_WRITTEN REQUEST_. Exclude images, then output the remaining data verbatim.

--- Begin ---

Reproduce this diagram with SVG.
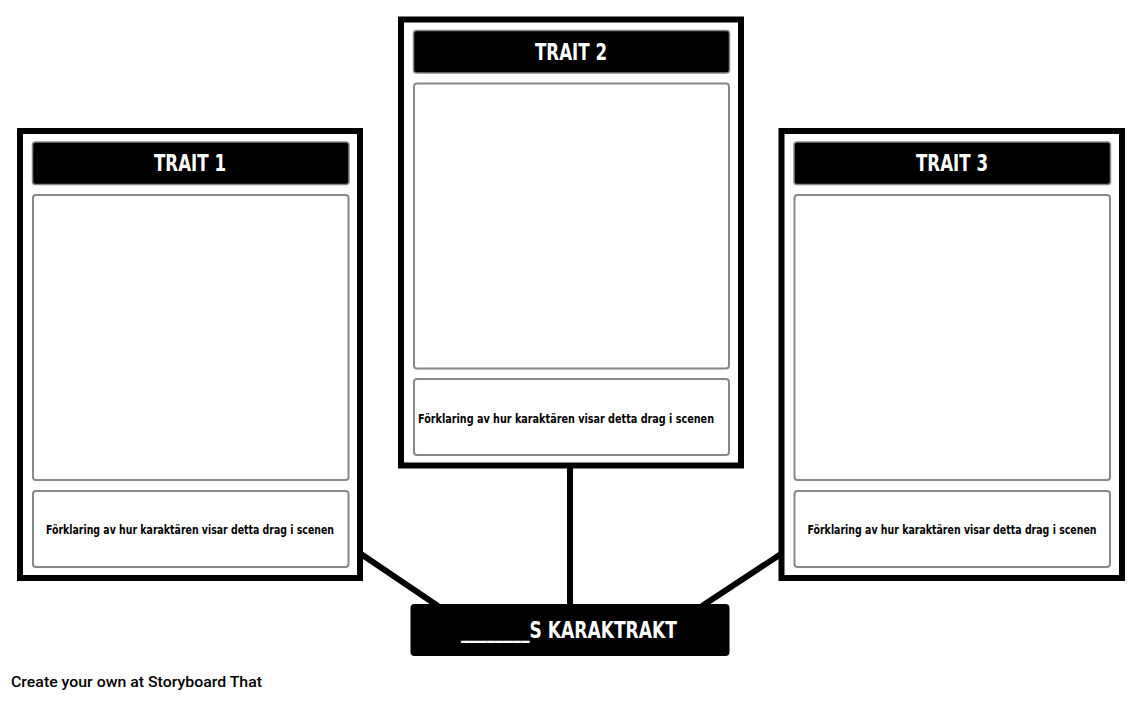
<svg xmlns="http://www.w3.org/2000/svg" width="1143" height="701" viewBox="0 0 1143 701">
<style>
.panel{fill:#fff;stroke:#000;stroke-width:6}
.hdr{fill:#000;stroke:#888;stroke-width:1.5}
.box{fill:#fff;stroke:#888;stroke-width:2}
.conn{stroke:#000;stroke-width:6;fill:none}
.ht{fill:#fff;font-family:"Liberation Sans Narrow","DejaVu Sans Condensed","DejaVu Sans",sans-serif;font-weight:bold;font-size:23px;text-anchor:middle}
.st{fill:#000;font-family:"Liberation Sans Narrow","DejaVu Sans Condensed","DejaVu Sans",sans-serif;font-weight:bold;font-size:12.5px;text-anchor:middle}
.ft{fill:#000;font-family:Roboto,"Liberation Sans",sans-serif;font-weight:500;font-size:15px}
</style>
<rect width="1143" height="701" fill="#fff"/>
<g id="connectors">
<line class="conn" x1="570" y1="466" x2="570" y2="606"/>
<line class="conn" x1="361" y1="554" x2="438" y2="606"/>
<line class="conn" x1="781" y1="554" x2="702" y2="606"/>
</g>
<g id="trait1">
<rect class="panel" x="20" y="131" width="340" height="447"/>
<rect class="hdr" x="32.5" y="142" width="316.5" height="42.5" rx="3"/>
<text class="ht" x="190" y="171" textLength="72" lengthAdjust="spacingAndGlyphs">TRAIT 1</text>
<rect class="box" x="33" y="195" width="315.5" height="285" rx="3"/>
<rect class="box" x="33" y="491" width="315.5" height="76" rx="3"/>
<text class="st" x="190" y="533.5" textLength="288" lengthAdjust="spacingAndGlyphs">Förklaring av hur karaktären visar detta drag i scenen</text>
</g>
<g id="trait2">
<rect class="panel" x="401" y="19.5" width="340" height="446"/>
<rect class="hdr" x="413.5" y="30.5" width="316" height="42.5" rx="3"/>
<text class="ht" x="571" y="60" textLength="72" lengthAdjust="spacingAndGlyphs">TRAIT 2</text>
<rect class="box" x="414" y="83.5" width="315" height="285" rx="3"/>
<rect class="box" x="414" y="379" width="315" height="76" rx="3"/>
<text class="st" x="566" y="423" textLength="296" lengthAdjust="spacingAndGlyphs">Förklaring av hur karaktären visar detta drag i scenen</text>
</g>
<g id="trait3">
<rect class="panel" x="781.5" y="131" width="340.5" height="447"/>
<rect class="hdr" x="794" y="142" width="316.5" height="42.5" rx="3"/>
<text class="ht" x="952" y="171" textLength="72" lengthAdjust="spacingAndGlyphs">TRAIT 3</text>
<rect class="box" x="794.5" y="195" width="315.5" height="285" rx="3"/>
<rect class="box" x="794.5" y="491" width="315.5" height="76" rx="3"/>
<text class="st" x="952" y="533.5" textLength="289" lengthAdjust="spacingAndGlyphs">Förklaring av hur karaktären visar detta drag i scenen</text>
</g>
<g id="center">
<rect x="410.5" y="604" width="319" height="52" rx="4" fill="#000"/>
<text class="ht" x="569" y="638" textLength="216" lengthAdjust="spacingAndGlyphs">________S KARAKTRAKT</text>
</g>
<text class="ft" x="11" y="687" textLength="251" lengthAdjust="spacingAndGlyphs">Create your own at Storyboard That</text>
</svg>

--- End ---

_TASK RESULT_.
Reproduce this diagram with SVG.
<svg xmlns="http://www.w3.org/2000/svg" width="1143" height="701" viewBox="0 0 1143 701">
<style>
.panel{fill:#fff;stroke:#000;stroke-width:6}
.hdr{fill:#000;stroke:#888;stroke-width:1.5}
.box{fill:#fff;stroke:#888;stroke-width:2}
.conn{stroke:#000;stroke-width:6;fill:none}
.ht{fill:#fff;font-family:"Liberation Sans Narrow","DejaVu Sans Condensed","DejaVu Sans",sans-serif;font-weight:bold;font-size:23px;text-anchor:middle}
.st{fill:#000;font-family:"Liberation Sans Narrow","DejaVu Sans Condensed","DejaVu Sans",sans-serif;font-weight:bold;font-size:12.5px;text-anchor:middle}
.ft{fill:#000;font-family:Roboto,"Liberation Sans",sans-serif;font-weight:500;font-size:15px}
</style>
<rect width="1143" height="701" fill="#fff"/>
<g id="connectors">
<line class="conn" x1="570" y1="466" x2="570" y2="606"/>
<line class="conn" x1="361" y1="554" x2="438" y2="606"/>
<line class="conn" x1="781" y1="554" x2="702" y2="606"/>
</g>
<g id="trait1">
<rect class="panel" x="20" y="131" width="340" height="447"/>
<rect class="hdr" x="32.5" y="142" width="316.5" height="42.5" rx="3"/>
<text class="ht" x="190" y="171" textLength="72" lengthAdjust="spacingAndGlyphs">TRAIT 1</text>
<rect class="box" x="33" y="195" width="315.5" height="285" rx="3"/>
<rect class="box" x="33" y="491" width="315.5" height="76" rx="3"/>
<text class="st" x="190" y="533.5" textLength="288" lengthAdjust="spacingAndGlyphs">Förklaring av hur karaktären visar detta drag i scenen</text>
</g>
<g id="trait2">
<rect class="panel" x="401" y="19.5" width="340" height="446"/>
<rect class="hdr" x="413.5" y="30.5" width="316" height="42.5" rx="3"/>
<text class="ht" x="571" y="60" textLength="72" lengthAdjust="spacingAndGlyphs">TRAIT 2</text>
<rect class="box" x="414" y="83.5" width="315" height="285" rx="3"/>
<rect class="box" x="414" y="379" width="315" height="76" rx="3"/>
<text class="st" x="566" y="423" textLength="296" lengthAdjust="spacingAndGlyphs">Förklaring av hur karaktären visar detta drag i scenen</text>
</g>
<g id="trait3">
<rect class="panel" x="781.5" y="131" width="340.5" height="447"/>
<rect class="hdr" x="794" y="142" width="316.5" height="42.5" rx="3"/>
<text class="ht" x="952" y="171" textLength="72" lengthAdjust="spacingAndGlyphs">TRAIT 3</text>
<rect class="box" x="794.5" y="195" width="315.5" height="285" rx="3"/>
<rect class="box" x="794.5" y="491" width="315.5" height="76" rx="3"/>
<text class="st" x="952" y="533.5" textLength="289" lengthAdjust="spacingAndGlyphs">Förklaring av hur karaktären visar detta drag i scenen</text>
</g>
<g id="center">
<rect x="410.5" y="604" width="319" height="52" rx="4" fill="#000"/>
<text class="ht" x="569" y="638" textLength="216" lengthAdjust="spacingAndGlyphs">________S KARAKTRAKT</text>
</g>
<text class="ft" x="11" y="687" textLength="251" lengthAdjust="spacingAndGlyphs">Create your own at Storyboard That</text>
</svg>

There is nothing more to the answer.